Available data.
**********
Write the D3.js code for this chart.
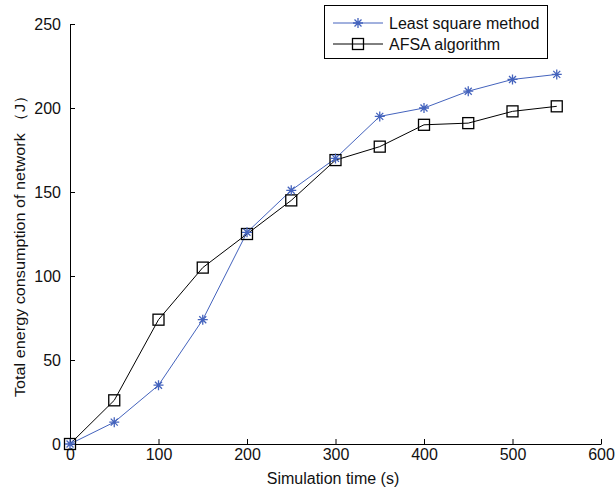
<!DOCTYPE html>
<html><head><meta charset="utf-8">
<script src="https://cdn.jsdelivr.net/npm/d3@7"></script>
<style>body{margin:0;background:#fff}text{font-family:"Liberation Sans",Arial,sans-serif}</style>
</head><body>
<svg id="c" width="615" height="488"></svg>
<script>
const times = [0,50,100,150,200,250,300,350,400,450,500,550];
const leastSquare = [0,13,35,74,126,151,170,195,200,210,217,220];
const afsa = [0,26,74,105,125,145,169,177,190,191,198,201];
const xTicks = [0,100,200,300,400,500,600];
const yTicks = [0,50,100,150,200,250];
const seriesNames = ["Least square method","AFSA algorithm"];

const svg = d3.select("#c");
const x = d3.scaleLinear().domain([0,600]).range([70,601]);
const y = d3.scaleLinear().domain([0,250]).range([444,24]);
const blue = "#4463bd";
const fs = 16;

const xa = svg.append("g").attr("transform","translate(0,444)")
  .call(d3.axisBottom(x).tickValues(xTicks).tickSizeInner(-5).tickSizeOuter(0).tickPadding(3));
const ya = svg.append("g").attr("transform","translate(70,0)")
  .call(d3.axisLeft(y).tickValues(yTicks).tickSizeInner(-5).tickSizeOuter(0).tickPadding(9));
[xa,ya].forEach(a=>{
  a.select(".domain").attr("stroke","#000");
  a.selectAll(".tick line").attr("stroke","#000");
  a.selectAll("text").attr("font-size",fs).attr("fill","#111");
});
xa.selectAll("text").attr("dy","0.8em");

svg.append("text").attr("x",333).attr("y",484).attr("text-anchor","middle")
  .attr("font-size",fs).attr("fill","#111").text("Simulation time (s)");
svg.append("text").attr("transform","translate(25,397) rotate(-90) scale(1.08,1)").attr("text-anchor","start")
  .attr("font-size",15).attr("fill","#111").text("Total energy consumption of network （J）");

const line = d3.line().x((d,i)=>x(times[i])).y(d=>y(d));
svg.append("path").datum(leastSquare).attr("d",line).attr("fill","none").attr("stroke",blue).attr("stroke-width",1);
svg.append("path").datum(afsa).attr("d",line).attr("fill","none").attr("stroke","#000").attr("stroke-width",1);

function star(g,cx,cy){
  const r=5;
  g.append("path").attr("d",`M${cx-r},${cy}H${cx+r}M${cx},${cy-r}V${cy+r}M${cx-r*0.7},${cy-r*0.7}L${cx+r*0.7},${cy+r*0.7}M${cx-r*0.7},${cy+r*0.7}L${cx+r*0.7},${cy-r*0.7}`)
    .attr("stroke",blue).attr("stroke-width",1.3).attr("fill","none");
}
function sq(g,cx,cy){
  g.append("rect").attr("x",cx-5.5).attr("y",cy-5.5).attr("width",11).attr("height",11)
    .attr("fill","none").attr("stroke","#000").attr("stroke-width",1.3);
}
const mg = svg.append("g");
afsa.forEach((v,i)=>sq(mg,x(times[i]),y(v)));
leastSquare.forEach((v,i)=>star(mg,x(times[i]),y(v)));

const lg = svg.append("g");
lg.append("rect").attr("x",324.5).attr("y",5.5).attr("width",223).attr("height",53)
  .attr("fill","#fff").attr("stroke","#000").attr("stroke-width",1);
const rows=[23,44];
lg.append("line").attr("x1",333).attr("x2",383).attr("y1",rows[0]).attr("y2",rows[0]).attr("stroke",blue);
star(lg,358,rows[0]);
lg.append("line").attr("x1",333).attr("x2",383).attr("y1",rows[1]).attr("y2",rows[1]).attr("stroke","#000");
sq(lg,358,rows[1]);
seriesNames.forEach((n,i)=>lg.append("text").attr("x",389).attr("y",rows[i]+6).attr("font-size",fs).attr("fill","#111").text(n));
</script>
</body></html>
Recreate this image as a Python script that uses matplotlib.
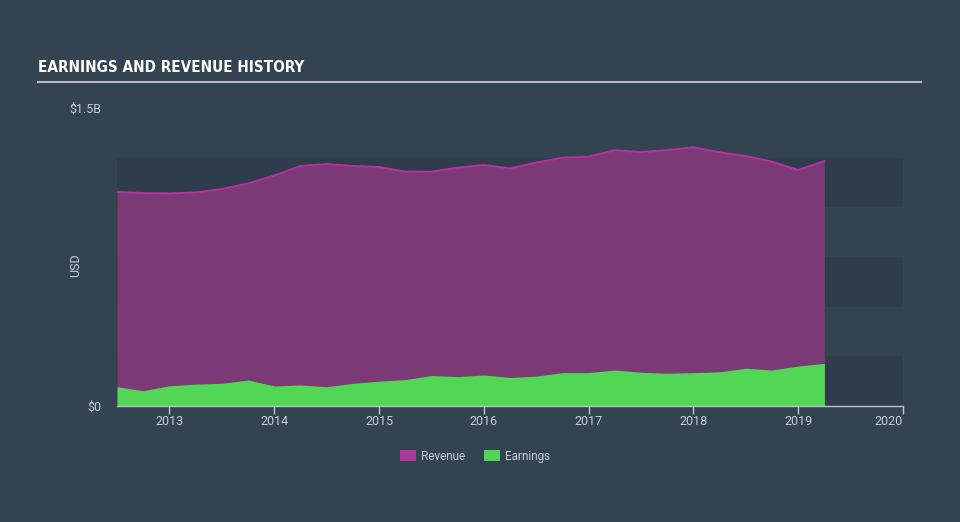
import matplotlib
matplotlib.use("Agg")
import matplotlib.pyplot as plt
from matplotlib.patches import Patch

# ---- data (decimal years, values in USD billions) ----
years = [2012.50, 2012.75, 2013.00, 2013.25, 2013.50, 2013.75, 2014.00, 2014.25,
         2014.50, 2014.75, 2015.00, 2015.25, 2015.50, 2015.75, 2016.00, 2016.25,
         2016.50, 2016.75, 2017.00, 2017.25, 2017.50, 2017.75, 2018.00, 2018.25,
         2018.50, 2018.75, 2019.00, 2019.25]
revenue = [1.078, 1.072, 1.070, 1.075, 1.092, 1.120, 1.160, 1.208,
           1.218, 1.208, 1.203, 1.180, 1.179, 1.200, 1.213, 1.196,
           1.225, 1.250, 1.255, 1.288, 1.278, 1.288, 1.302, 1.277,
           1.258, 1.230, 1.188, 1.233]
earnings = [0.097, 0.077, 0.102, 0.110, 0.114, 0.131, 0.101, 0.106,
            0.097, 0.114, 0.125, 0.133, 0.153, 0.148, 0.156, 0.144,
            0.150, 0.168, 0.168, 0.181, 0.170, 0.165, 0.168, 0.172,
            0.190, 0.181, 0.201, 0.215]
x_ticks = [2013, 2014, 2015, 2016, 2017, 2018, 2019, 2020]
y_ticks = [0, 1.5]
y_tick_labels = ["$0", "$1.5B"]
series_names = ["Revenue", "Earnings"]

BG = "#344352"
BAND = "#2e3c4b"
TXT = "#c9cdd2"
REV_FILL = "#7b3a76"
REV_LINE = "#b5339f"
REV_LEG = "#a83a98"
EARN = "#52d655"
FONT = ["Roboto", "DejaVu Sans"]

fig = plt.figure(figsize=(9.6, 5.22), dpi=100, facecolor=BG)
ax = fig.add_axes([117/960, 1-406/522, (903-117)/960, (406-108)/522])
ax.set_facecolor(BG)

# background bands
for i in range(5):
    ax.axhspan(i*0.25, (i+1)*0.25, color=BAND if i % 2 == 0 else BG, lw=0, zorder=0)

ax.fill_between(years, 0, revenue, color=REV_FILL, lw=0, zorder=2)
ax.plot(years, revenue, color=REV_LINE, lw=1.4, zorder=3)
ax.fill_between(years, 0, earnings, color=EARN, lw=0, zorder=4)

ax.set_xlim(2012.5, 2020.0)
ax.set_ylim(0, 1.5)
for s in ["top", "right", "left"]:
    ax.spines[s].set_visible(False)
ax.spines["bottom"].set_color("#c0c4c8")
ax.spines["bottom"].set_linewidth(1)
ax.spines["bottom"].set_zorder(5)

ax.set_xticks(x_ticks)
ax.set_xticklabels([str(t) for t in x_ticks], family=FONT)
ax.tick_params(axis="x", colors="#c0c4c8", labelcolor=TXT, length=6, width=1,
               direction="out", labelsize=9, pad=0.5)
ax.get_xticklabels()[-1].set_horizontalalignment("right")
ax.get_xticklabels()[-1].set_x(2020.0)
ax.set_yticks(y_ticks)
ax.set_yticklabels(y_tick_labels, family=FONT)
ax.tick_params(axis="y", length=0, labelcolor=TXT, labelsize=9, pad=11)

fig.text(76/960, 1-265/522, "USD", rotation=90, color=TXT, fontsize=9,
         family=FONT, ha="center", va="center")

# title and rule
fig.text(38/960, 1-68/522, "EARNINGS AND REVENUE HISTORY",
         family="DejaVu Sans", fontstretch="condensed", fontweight="bold",
         fontsize=11, color="white", ha="left", va="center")
fig.add_artist(plt.Line2D([38/960, 921/960], [1-82/522, 1-82/522],
                          color="#b8bcc0", lw=1.5))

handles = [Patch(facecolor=REV_LEG, edgecolor="none"),
           Patch(facecolor=EARN, edgecolor="none")]
leg = fig.legend(handles, series_names, loc="center", bbox_to_anchor=(475/960, 1-456/522),
                 ncol=2, frameon=False, prop={"family": FONT, "size": 8.5},
                 handlelength=1.36, handleheight=1.0,
                 columnspacing=1.6, handletextpad=0.42)
for t in leg.get_texts():
    t.set_color(TXT)

fig.savefig("out.png", dpi=100, facecolor=BG)
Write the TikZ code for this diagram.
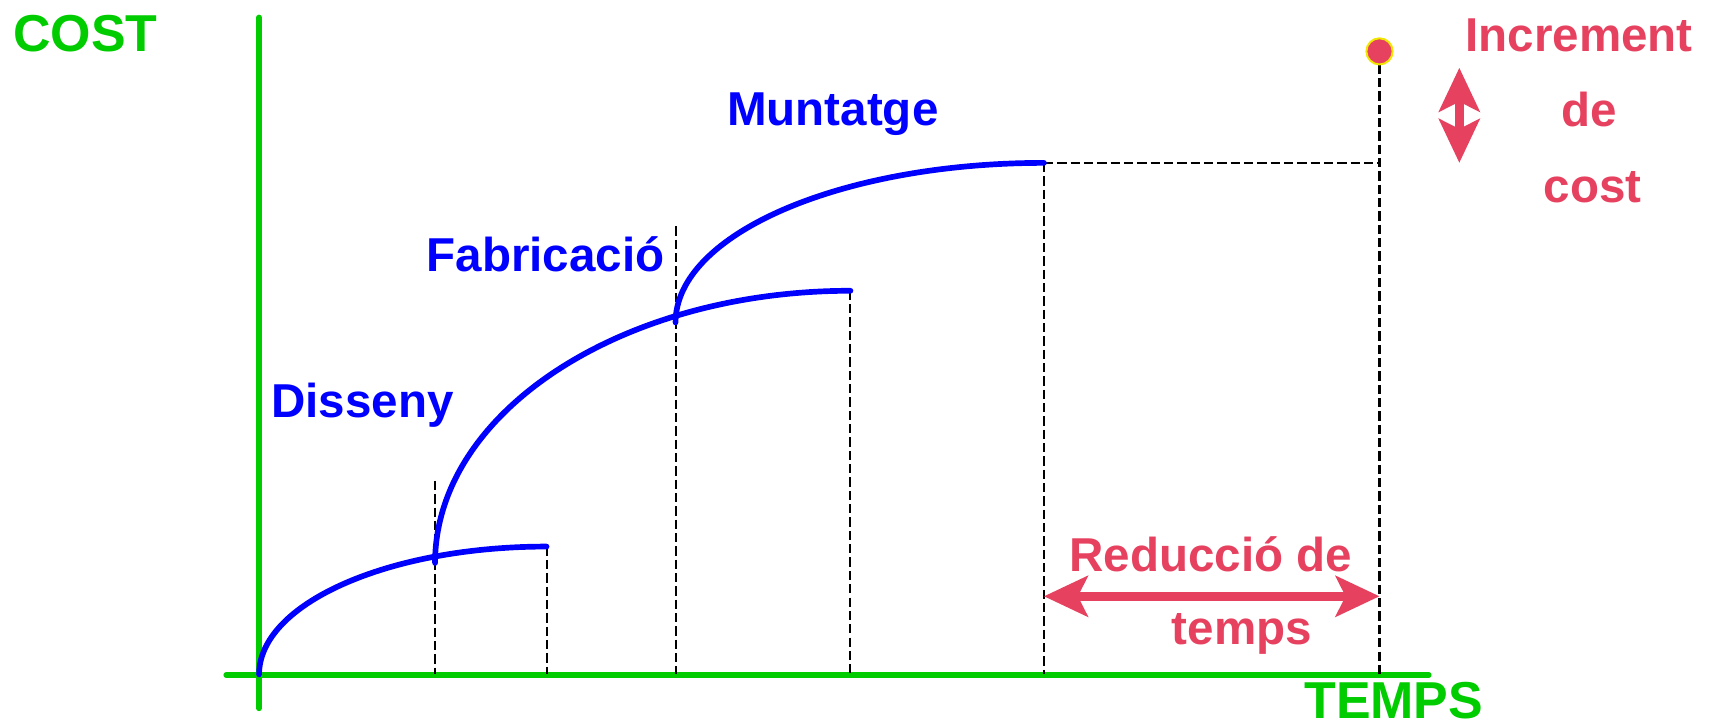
**********
Task brief. For the material, find the number of lines holding the word "Write" and give that figure and nothing more.

Response to the exercise. 2